As the night came, my enthusiasm dropped marginally. I’d woken up that Saturday morning incredibly stressed, anxious, and feeling pretty unpresentable- these feelings stayed constant as the day progressed. My morning and afternoon was actually quite nice; I visited a used bookstore and went to my favorite mexican place with my mom (a post 17th birthday celebration) yet I still couldn’t shake the presence looming over me. Now that I think about it, I should’ve just cancelled then, and almost did, but there kept being a voice of unsure regret in the back of my mind and it seemed like a valid enough choice to just see how it went instead of shutting something down when I’m apprehensive as I tend to make the mistake of doing.
Homecoming is usually pre cursed with multiple traditions: one of many being the pregame. Due to the dance being school sponsored, liquor wasn’t getting past the doors and therefor the most logical option is to get drunk before or after (or both) arriving. Though the idea of sitting in someone’s basement hiding beer bottles from parents was ever so appealing, Anh and I ended up going over to a friend’s house as he made mac n cheese; no one else at the house was attending Hoco and though we could only stay an hour or so (to arrive fashionably late but not too late), eating mac and cheese with the few people I’m still friends with from freshman year was no doubt the best part of that night.
Photography by Petra Collins: The Teenage Gaze
As we finally arrived to the focal point of our evening, we were greeted by a plethora of teacher chaperones, a silver streamer entrance, and an incredibly packed gym. Right as we entered, I immediately noticed how marginally underdressed I was. Not only did I look drastically out of place compared to the heels and cocktail dresses surrounding me, as Anh and I went to meet up with a group by the DJ stand, thus began my perpetual anxiety attack of feeling so oddly out of it from everyone occupying the gym. See, I hate social gatherings of any type but I also love pretending I love social gatherings and as I blindly threw my limbs around in awkward dance moves I shouldn’t be allowed to do, I felt the weighing feeling.
Weighing Feeling: (noun) the impression that there is a weight pressing on one’s lungs, constricting breathing, an anxiety attack tradition.
I’m not sure how else to describe this but my knees began locking up and the music all of a sudden got too loud and everything became far too overwhelming all at once. A general pattern of Homecoming was the circular status of everything. There was a set group of people in each circle and though they migrated around the room, they didn’t seem to change out much. There was no real sense of drifting and I began to slowly deteriorate more and more as the night went on.

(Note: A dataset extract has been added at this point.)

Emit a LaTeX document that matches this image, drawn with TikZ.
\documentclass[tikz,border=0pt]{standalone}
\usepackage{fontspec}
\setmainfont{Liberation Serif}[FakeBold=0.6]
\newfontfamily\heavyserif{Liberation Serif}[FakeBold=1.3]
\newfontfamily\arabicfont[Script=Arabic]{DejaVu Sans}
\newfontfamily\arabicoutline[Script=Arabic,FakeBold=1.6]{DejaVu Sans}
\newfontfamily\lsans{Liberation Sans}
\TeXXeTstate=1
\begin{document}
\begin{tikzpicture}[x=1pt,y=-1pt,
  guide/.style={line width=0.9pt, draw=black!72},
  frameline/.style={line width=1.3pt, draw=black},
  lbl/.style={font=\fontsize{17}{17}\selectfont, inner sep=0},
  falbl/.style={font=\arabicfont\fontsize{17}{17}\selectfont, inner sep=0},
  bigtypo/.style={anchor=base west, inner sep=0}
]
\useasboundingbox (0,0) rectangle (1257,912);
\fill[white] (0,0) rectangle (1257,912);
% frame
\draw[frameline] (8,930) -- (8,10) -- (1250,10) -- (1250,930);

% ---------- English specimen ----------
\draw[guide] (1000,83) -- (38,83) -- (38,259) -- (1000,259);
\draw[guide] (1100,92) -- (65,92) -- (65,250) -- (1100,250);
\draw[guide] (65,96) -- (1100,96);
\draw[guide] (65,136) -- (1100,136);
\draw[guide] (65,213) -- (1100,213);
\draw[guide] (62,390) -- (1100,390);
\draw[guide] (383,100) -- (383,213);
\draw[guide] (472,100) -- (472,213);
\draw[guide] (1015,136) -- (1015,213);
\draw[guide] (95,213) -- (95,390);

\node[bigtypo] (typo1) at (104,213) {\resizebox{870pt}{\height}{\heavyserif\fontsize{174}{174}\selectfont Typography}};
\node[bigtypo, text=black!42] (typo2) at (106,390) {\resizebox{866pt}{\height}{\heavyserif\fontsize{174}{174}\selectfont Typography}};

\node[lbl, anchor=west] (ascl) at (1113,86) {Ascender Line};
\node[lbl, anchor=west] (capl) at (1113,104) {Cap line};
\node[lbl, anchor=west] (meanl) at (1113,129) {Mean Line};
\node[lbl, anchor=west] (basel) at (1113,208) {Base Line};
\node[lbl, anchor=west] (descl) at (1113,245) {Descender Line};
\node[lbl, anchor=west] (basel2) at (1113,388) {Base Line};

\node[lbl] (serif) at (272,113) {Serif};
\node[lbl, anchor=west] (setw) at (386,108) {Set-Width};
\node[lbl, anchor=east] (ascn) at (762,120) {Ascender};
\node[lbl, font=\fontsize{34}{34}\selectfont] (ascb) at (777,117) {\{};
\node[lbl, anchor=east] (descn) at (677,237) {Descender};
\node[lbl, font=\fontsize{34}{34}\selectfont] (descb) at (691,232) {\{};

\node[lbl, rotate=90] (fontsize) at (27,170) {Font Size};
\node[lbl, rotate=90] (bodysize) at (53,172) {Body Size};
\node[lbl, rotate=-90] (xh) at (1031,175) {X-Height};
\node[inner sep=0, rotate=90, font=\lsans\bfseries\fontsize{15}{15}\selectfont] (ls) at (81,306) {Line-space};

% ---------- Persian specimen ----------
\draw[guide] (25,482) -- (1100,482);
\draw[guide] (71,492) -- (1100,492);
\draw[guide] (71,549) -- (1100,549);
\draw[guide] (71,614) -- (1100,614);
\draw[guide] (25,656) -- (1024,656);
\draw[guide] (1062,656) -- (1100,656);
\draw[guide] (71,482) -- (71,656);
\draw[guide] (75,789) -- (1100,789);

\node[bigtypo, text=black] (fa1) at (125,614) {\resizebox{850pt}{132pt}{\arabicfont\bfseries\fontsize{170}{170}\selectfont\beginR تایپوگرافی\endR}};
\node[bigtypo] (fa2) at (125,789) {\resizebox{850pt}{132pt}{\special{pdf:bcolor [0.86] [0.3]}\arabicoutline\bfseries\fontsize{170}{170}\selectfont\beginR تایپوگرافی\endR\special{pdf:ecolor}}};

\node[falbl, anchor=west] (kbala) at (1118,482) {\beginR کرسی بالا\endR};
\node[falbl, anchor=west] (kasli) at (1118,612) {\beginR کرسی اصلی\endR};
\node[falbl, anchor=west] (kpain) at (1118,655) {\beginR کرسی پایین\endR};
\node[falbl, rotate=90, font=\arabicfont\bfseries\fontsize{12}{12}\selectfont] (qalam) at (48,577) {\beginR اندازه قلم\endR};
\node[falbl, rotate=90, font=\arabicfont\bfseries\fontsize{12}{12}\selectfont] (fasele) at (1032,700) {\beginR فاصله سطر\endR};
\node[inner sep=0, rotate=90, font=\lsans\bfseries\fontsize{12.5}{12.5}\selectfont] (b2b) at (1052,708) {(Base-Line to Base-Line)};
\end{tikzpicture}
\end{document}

My homecoming experience ended two hours early in the passenger’s seat of my mother’s Honda. After a solid hour and a half of constant panic, I headed out of the building, alone, and stood on a street corner for fifteen minutes just because I wanted to sit in the damn car instead of walk home. I guess that’s quite lame, my mom driving me home from a school dance at 10:00 pm and I guess that really shows how good at high school I am. I’m a highly anxious person and sometimes the situation is far too much to work through and this was a prime example. I kind of had to accept at the end of the night that I’m never going to be one of those people that can easily think of things within the present instead of a future full of endings. Standing in my high school gym, I couldn’t stop thinking about how fleeting my time there is and couldn’t stop asking questions such as,
“What the hell am I doing at school on a saturday night??” and having no answers as to why I’m supposed to have a good time and why I can’t be OK for a solid ten minutes and that’s partly the brain of a mentally ill person but also partially just my personality. I may be horrible at high school functions but am amazing at high school pettiness. The rest of my saturday night was spent crying in my attic bedroom, a mix of Spice Girls I’d made earlier blasting, my emotions as a teenager are very much on the mark.
Overall, my homecoming was a bit of a mess and like any high pressure event, ended in tears. Typical. I can’t fully decide whether or not I regret my decision to go but after that night, I definitely came to terms with how “out of it” I tend to be when it comes to not only high school but social situations. I’m kind of forever in a place of in between when it comes down to it and even though my high school career will eventually (and thankfully) come to an end, I’m slightly unaware how quick this will come and want to hold onto as much of my teenage self without staying in the void that is these four years of my life. Homecoming was kind of surreal and cheesy and I wish I could’ve enjoyed it to a high level. My friends kept insisting the reason I had such a hard time having fun was due to my level of expectations for the night and though that’s possibly true in some sort, I’m honestly just not about it. I’m far too pretentious to enjoy anything vividly but I also just need to watch my boundaries more and more I guess.